Для Георгия Иванова времена «Цеха поэтов» и «Аполлона» были самыми беспечальными, никаким одиночеством не грозящими. Тогда, в отличие от более поздних лет, он был мил всем. Игорь Северянин и не подумал рассердиться на него за измену эгофутуризму, Гумилев ему покровительствовал безусловно. Даже Ахматова, беспощадный его поздний критик, посвятила ему стихи. Как бы эти поэты ни относились к тогдашним ивановским прилежным опытам, Мандельштам адресует ему великолепное «Царское Село», а о самом «Юрочке» позже говорит: «Я его совсем не за его стихи ценил, нет.
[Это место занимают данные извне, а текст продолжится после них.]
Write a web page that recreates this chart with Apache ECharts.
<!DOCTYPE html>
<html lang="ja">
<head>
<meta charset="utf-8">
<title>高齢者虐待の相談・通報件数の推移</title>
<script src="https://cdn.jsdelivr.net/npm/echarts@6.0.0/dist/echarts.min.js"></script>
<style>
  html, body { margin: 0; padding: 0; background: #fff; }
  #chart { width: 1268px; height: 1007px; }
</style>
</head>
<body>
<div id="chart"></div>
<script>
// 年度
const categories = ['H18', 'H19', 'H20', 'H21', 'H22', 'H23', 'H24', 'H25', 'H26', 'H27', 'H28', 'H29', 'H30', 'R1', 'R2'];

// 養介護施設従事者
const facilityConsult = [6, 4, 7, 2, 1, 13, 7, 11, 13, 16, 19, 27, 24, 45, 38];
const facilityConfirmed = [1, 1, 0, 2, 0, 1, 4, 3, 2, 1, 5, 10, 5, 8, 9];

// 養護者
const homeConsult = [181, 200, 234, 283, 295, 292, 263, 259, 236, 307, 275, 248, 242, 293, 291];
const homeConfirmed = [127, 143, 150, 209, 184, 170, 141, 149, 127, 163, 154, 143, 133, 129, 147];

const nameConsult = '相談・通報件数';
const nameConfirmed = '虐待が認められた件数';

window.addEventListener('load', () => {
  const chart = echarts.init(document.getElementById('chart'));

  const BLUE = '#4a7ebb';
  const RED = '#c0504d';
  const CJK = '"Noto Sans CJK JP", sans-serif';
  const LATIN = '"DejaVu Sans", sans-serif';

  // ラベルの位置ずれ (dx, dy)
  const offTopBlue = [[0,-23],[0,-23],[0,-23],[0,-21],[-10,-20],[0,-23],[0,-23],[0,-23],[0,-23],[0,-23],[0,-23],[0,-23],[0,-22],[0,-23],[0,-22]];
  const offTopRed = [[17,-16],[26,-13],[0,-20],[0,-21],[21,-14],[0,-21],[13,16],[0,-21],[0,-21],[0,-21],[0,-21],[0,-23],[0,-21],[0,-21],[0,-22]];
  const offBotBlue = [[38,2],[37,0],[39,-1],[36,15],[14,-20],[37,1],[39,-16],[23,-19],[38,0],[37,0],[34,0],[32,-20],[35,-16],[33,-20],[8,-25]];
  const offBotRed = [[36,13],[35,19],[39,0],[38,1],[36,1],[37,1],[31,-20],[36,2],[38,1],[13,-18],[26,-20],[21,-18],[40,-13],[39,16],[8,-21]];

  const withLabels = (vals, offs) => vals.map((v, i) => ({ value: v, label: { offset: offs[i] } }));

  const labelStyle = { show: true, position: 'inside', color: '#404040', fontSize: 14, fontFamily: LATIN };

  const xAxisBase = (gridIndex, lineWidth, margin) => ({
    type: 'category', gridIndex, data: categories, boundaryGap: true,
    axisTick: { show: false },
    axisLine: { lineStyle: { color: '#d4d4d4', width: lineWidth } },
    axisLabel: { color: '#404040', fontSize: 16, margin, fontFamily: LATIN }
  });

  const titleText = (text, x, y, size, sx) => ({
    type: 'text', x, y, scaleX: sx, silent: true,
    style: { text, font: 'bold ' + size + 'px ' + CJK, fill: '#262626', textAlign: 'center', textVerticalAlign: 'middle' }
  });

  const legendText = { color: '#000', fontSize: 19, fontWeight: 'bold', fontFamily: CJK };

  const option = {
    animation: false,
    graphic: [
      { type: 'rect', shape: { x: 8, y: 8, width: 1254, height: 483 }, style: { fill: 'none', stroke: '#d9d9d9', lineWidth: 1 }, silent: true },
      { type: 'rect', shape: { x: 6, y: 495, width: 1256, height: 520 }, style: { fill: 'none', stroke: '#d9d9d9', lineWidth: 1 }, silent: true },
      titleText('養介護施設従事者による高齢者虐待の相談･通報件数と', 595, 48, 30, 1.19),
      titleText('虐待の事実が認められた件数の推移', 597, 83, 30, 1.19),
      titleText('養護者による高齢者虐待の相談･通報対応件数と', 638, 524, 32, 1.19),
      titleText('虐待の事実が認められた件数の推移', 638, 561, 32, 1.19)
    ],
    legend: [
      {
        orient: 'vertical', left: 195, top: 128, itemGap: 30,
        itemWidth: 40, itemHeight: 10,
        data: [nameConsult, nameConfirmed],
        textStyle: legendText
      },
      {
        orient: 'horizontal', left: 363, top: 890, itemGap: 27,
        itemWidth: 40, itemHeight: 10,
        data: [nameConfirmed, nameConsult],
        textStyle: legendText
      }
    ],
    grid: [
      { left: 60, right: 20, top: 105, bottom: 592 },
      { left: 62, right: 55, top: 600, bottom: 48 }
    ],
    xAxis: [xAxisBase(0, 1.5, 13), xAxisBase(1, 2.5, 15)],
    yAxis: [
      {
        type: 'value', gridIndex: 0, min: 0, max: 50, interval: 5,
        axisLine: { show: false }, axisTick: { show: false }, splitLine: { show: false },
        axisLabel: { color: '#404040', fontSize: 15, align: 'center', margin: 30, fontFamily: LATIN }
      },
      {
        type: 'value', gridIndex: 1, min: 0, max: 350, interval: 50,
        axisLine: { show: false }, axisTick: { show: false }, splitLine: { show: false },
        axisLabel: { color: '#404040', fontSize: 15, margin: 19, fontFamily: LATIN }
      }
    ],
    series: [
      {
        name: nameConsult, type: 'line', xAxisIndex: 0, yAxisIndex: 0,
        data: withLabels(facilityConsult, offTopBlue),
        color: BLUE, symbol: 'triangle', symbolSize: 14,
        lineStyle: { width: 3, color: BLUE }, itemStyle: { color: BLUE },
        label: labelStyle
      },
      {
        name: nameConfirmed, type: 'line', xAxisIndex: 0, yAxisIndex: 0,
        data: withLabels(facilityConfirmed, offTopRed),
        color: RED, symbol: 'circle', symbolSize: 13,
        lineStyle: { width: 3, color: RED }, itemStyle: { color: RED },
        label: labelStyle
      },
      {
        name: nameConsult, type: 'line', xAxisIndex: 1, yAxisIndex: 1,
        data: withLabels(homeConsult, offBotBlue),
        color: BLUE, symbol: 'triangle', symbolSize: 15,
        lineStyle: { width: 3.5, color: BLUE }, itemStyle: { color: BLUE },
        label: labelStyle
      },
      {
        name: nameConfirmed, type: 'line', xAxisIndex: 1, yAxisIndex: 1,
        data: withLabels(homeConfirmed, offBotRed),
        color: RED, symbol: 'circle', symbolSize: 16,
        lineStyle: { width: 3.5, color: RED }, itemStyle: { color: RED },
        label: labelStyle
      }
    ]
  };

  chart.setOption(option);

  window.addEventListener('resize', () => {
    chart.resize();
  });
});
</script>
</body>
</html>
За него самого». «Мелкий и злобный ум»[11] ему приписали уже задним числом. Что нехорошо. «В Петербурге и он всех, и его все любили», — утверждала Одоевцева в частном письме к В. Ф. Маркову.
В «Горнице» Георгий Иванов все еще пребывает в «плаще ученика». Стихи пишутся от имени Пьеро, не ведающего, какое за стенами театра столетие, презирающего любое, ибо мир во все века — «балаганчик». Язык подсказывает, что балаганчик этот — русский, раз помещается в горнице. По развешанным на ее стенах гравюрам можно многое вообразить о России, о Петербурге, о дальних скитах. Да и за подробностями далеко ходить не нужно — они в расставленных тут же книжных шкафах.
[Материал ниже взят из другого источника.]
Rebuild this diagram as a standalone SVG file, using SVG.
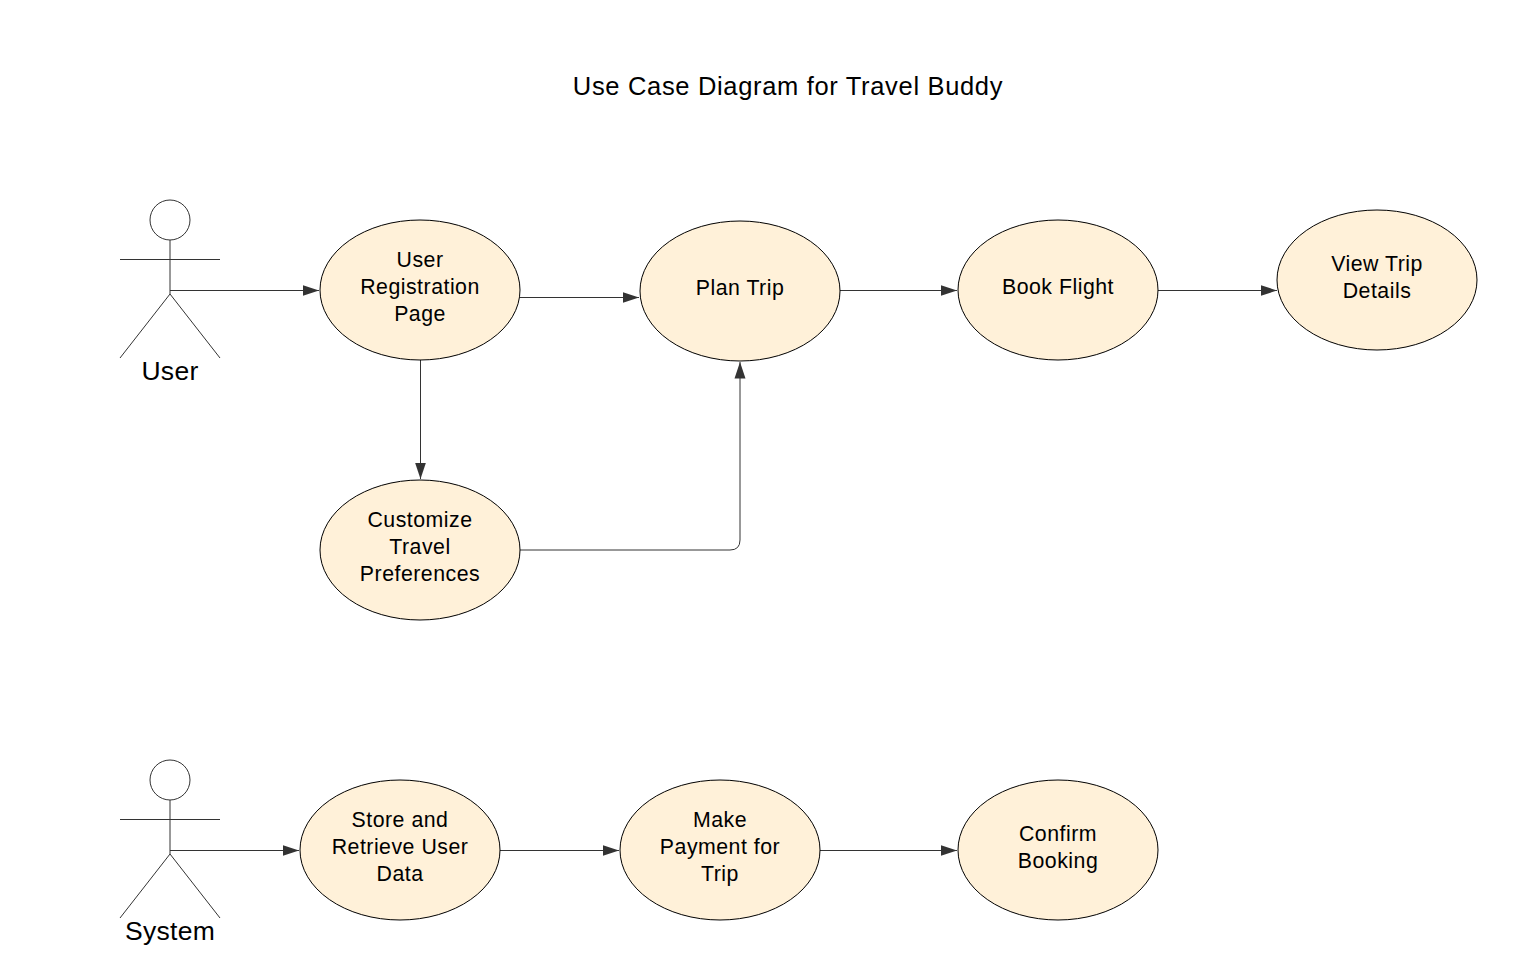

Что делать в такой горнице, чем жить?
Я кривляюсь вечером на эстраде,Пьеро-двойник,А после, ночью, в растрепанной тетрадиВеду дневник.[12]
Изобразительность Георгия Иванова более театральна, декоративна, чем житейски предметна, как того требовала акмеистическая теория, и лишь в малой степени задана ею. И в процитированном стихотворении поэт опять хочет быть современником Блока, а не своих друзей по «Цеху», на свой лад перелагает его стихотворение «Я был весь в пестрых лоскутьях…».